Exercise description:
Pictures stay out. Extract the lines below from the first one through the line with "Chart.defaults.color = INK;", both included.

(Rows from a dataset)

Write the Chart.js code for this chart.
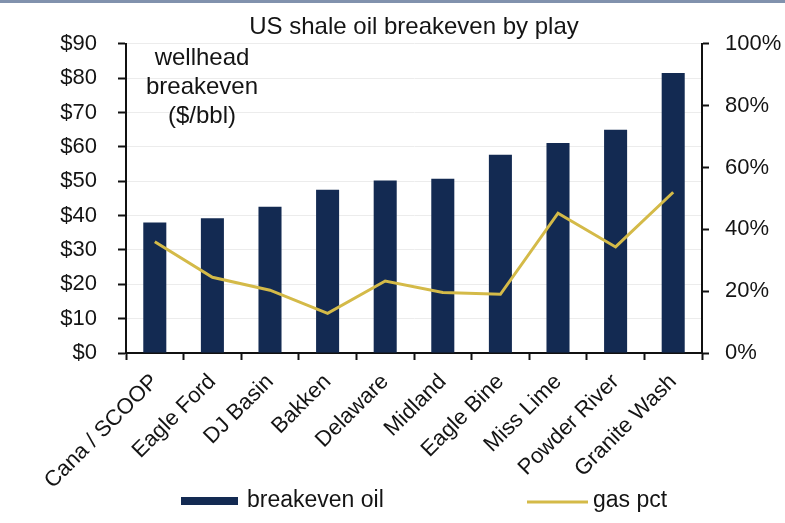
<!DOCTYPE html>
<html>
<head>
<meta charset="utf-8">
<title>US shale oil breakeven by play</title>
<script src="https://cdn.jsdelivr.net/npm/chart.js@4/dist/chart.umd.min.js"></script>
<style>
    html, body { margin: 0; padding: 0; background: #fff; }
    #wrap { position: relative; width: 785px; height: 523px; }
    #topRule { position: absolute; left: 0; top: 0; width: 785px; height: 3px; background: #8192ad; }
</style>
</head>
<body>
<div id="wrap">
    <div id="topRule"></div>
    <canvas id="chart" width="785" height="523"></canvas>
</div>
<script>
(function () {
    'use strict';

    const plays = ['Cana / SCOOP', 'Eagle Ford', 'DJ Basin', 'Bakken', 'Delaware', 'Midland',
        'Eagle Bine', 'Miss Lime', 'Powder River', 'Granite Wash'];
    const breakevenOil = [38, 39.2, 42.6, 47.5, 50.2, 50.7, 57.7, 61.1, 65, 81.5];
    const gasPct = [36, 24.5, 20.3, 12.8, 23.3, 19.6, 19, 45.2, 34.3, 52];
    const priceTicks = [0, 10, 20, 30, 40, 50, 60, 70, 80, 90];
    const pctTicks = [0, 20, 40, 60, 80, 100];
    const noteLines = ['wellhead', 'breakeven', '($/bbl)'];

    const NAVY = '#132a52';
    const GOLD = '#d4ba48';
    const INK = '#141414';

    Chart.defaults.font.family = '"Liberation Sans", Arial, Helvetica, sans-serif';
    Chart.defaults.color = INK;

    // text note in the upper left of the plot
    const notePlugin = {
        id: 'note',
        afterDatasetsDraw(chart) {
            const { ctx, chartArea } = chart;
            ctx.save();
            ctx.font = '24px "Liberation Sans", Arial, sans-serif';
            ctx.fillStyle = INK;
            ctx.textAlign = 'center';
            ctx.textBaseline = 'middle';
            noteLines.forEach((t, i) => {
                ctx.fillText(t, chartArea.left + 76, chartArea.top + 15 + i * 29);
            });
            ctx.restore();
        }
    };

    // legend row spread wide under the axis labels
    const legendPlugin = {
        id: 'wideLegend',
        afterDraw(chart) {
            const { ctx, chartArea } = chart;
            const y = 501;
            const starts = [chartArea.left + 55, chartArea.left + 401];
            ctx.save();
            ctx.font = '23px "Liberation Sans", Arial, sans-serif';
            ctx.textBaseline = 'middle';
            ctx.textAlign = 'left';
            chart.data.datasets.forEach((ds, i) => {
                const x = starts[i];
                if (ds.type === 'line') {
                    ctx.strokeStyle = ds.borderColor;
                    ctx.lineWidth = 3;
                    ctx.beginPath();
                    ctx.moveTo(x, y + 1);
                    ctx.lineTo(x + 61, y + 1);
                    ctx.stroke();
                } else {
                    ctx.fillStyle = ds.backgroundColor;
                    ctx.fillRect(x, y - 4, 57, 8);
                }
                ctx.fillStyle = INK;
                ctx.fillText(ds.label, x + 66, y);
            });
            ctx.restore();
        }
    };

    const ctx = document.getElementById('chart');

    new Chart(ctx, {
        type: 'bar',
        data: {
            labels: plays,
            datasets: [
                {
                    type: 'bar',
                    label: 'breakeven oil',
                    data: breakevenOil,
                    backgroundColor: NAVY,
                    borderWidth: 0,
                    barPercentage: 0.4,
                    categoryPercentage: 1,
                    yAxisID: 'y',
                    order: 1
                },
                {
                    type: 'line',
                    label: 'gas pct',
                    data: gasPct,
                    borderColor: GOLD,
                    borderWidth: 3,
                    pointRadius: 0,
                    tension: 0,
                    yAxisID: 'y1',
                    order: 0
                }
            ]
        },
        options: {
            responsive: false,
            animation: false,
            layout: { padding: 0 },
            plugins: {
                legend: { display: false },
                tooltip: { enabled: false },
                title: {
                    display: true,
                    fullSize: false,
                    text: 'US shale oil breakeven by play',
                    color: INK,
                    font: { size: 24, weight: 'normal' },
                    padding: { top: 13, bottom: 2 }
                }
            },
            scales: {
                x: {
                    grid: {
                        drawOnChartArea: false,
                        drawTicks: true,
                        tickLength: 7,
                        tickColor: '#111',
                        tickWidth: 2
                    },
                    border: { display: true, color: '#111', width: 2 },
                    ticks: {
                        minRotation: 45,
                        maxRotation: 45,
                        padding: 9,
                        autoSkip: false,
                        color: INK,
                        font: { size: 22 }
                    },
                    afterFit(scale) {
                        scale.height = 170;
                    }
                },
                y: {
                    position: 'left',
                    min: 0,
                    max: 90,
                    afterBuildTicks(scale) {
                        scale.ticks = priceTicks.map(v => ({ value: v }));
                    },
                    grid: {
                        color: '#ececec',
                        lineWidth: 1,
                        drawTicks: true,
                        tickLength: 8,
                        tickColor: '#111',
                        tickWidth: 2
                    },
                    border: { display: true, color: '#111', width: 2 },
                    ticks: {
                        padding: 21,
                        color: INK,
                        font: { size: 22 },
                        callback: v => '$' + v
                    },
                    afterFit(scale) {
                        scale.width = 126;
                    }
                },
                y1: {
                    position: 'right',
                    min: 0,
                    max: 100,
                    afterBuildTicks(scale) {
                        scale.ticks = pctTicks.map(v => ({ value: v }));
                    },
                    grid: {
                        drawOnChartArea: false,
                        drawTicks: true,
                        tickLength: 7,
                        tickColor: '#111',
                        tickWidth: 2
                    },
                    border: { display: true, color: '#111', width: 2 },
                    ticks: {
                        padding: 16,
                        color: INK,
                        font: { size: 22 },
                        callback: v => v + '%'
                    },
                    afterFit(scale) {
                        scale.width = 83;
                    }
                }
            }
        },
        plugins: [notePlugin, legendPlugin]
    });
})();
</script>
</body>
</html>
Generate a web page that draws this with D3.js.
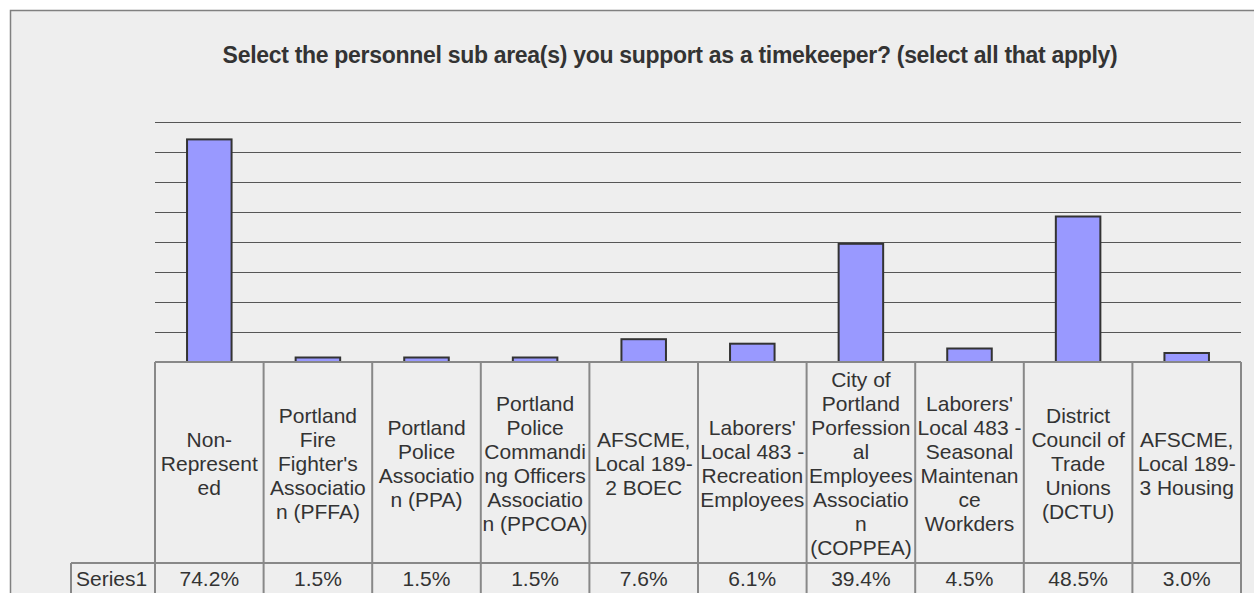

Exercise result:
Write the Chart.js code for this chart.
<!DOCTYPE html>
<html>
<head>
<meta charset="utf-8">
<title>US shale oil breakeven by play</title>
<script src="https://cdn.jsdelivr.net/npm/chart.js@4/dist/chart.umd.min.js"></script>
<style>
    html, body { margin: 0; padding: 0; background: #fff; }
    #wrap { position: relative; width: 785px; height: 523px; }
    #topRule { position: absolute; left: 0; top: 0; width: 785px; height: 3px; background: #8192ad; }
</style>
</head>
<body>
<div id="wrap">
    <div id="topRule"></div>
    <canvas id="chart" width="785" height="523"></canvas>
</div>
<script>
(function () {
    'use strict';

    const plays = ['Cana / SCOOP', 'Eagle Ford', 'DJ Basin', 'Bakken', 'Delaware', 'Midland',
        'Eagle Bine', 'Miss Lime', 'Powder River', 'Granite Wash'];
    const breakevenOil = [38, 39.2, 42.6, 47.5, 50.2, 50.7, 57.7, 61.1, 65, 81.5];
    const gasPct = [36, 24.5, 20.3, 12.8, 23.3, 19.6, 19, 45.2, 34.3, 52];
    const priceTicks = [0, 10, 20, 30, 40, 50, 60, 70, 80, 90];
    const pctTicks = [0, 20, 40, 60, 80, 100];
    const noteLines = ['wellhead', 'breakeven', '($/bbl)'];

    const NAVY = '#132a52';
    const GOLD = '#d4ba48';
    const INK = '#141414';

    Chart.defaults.font.family = '"Liberation Sans", Arial, Helvetica, sans-serif';
    Chart.defaults.color = INK;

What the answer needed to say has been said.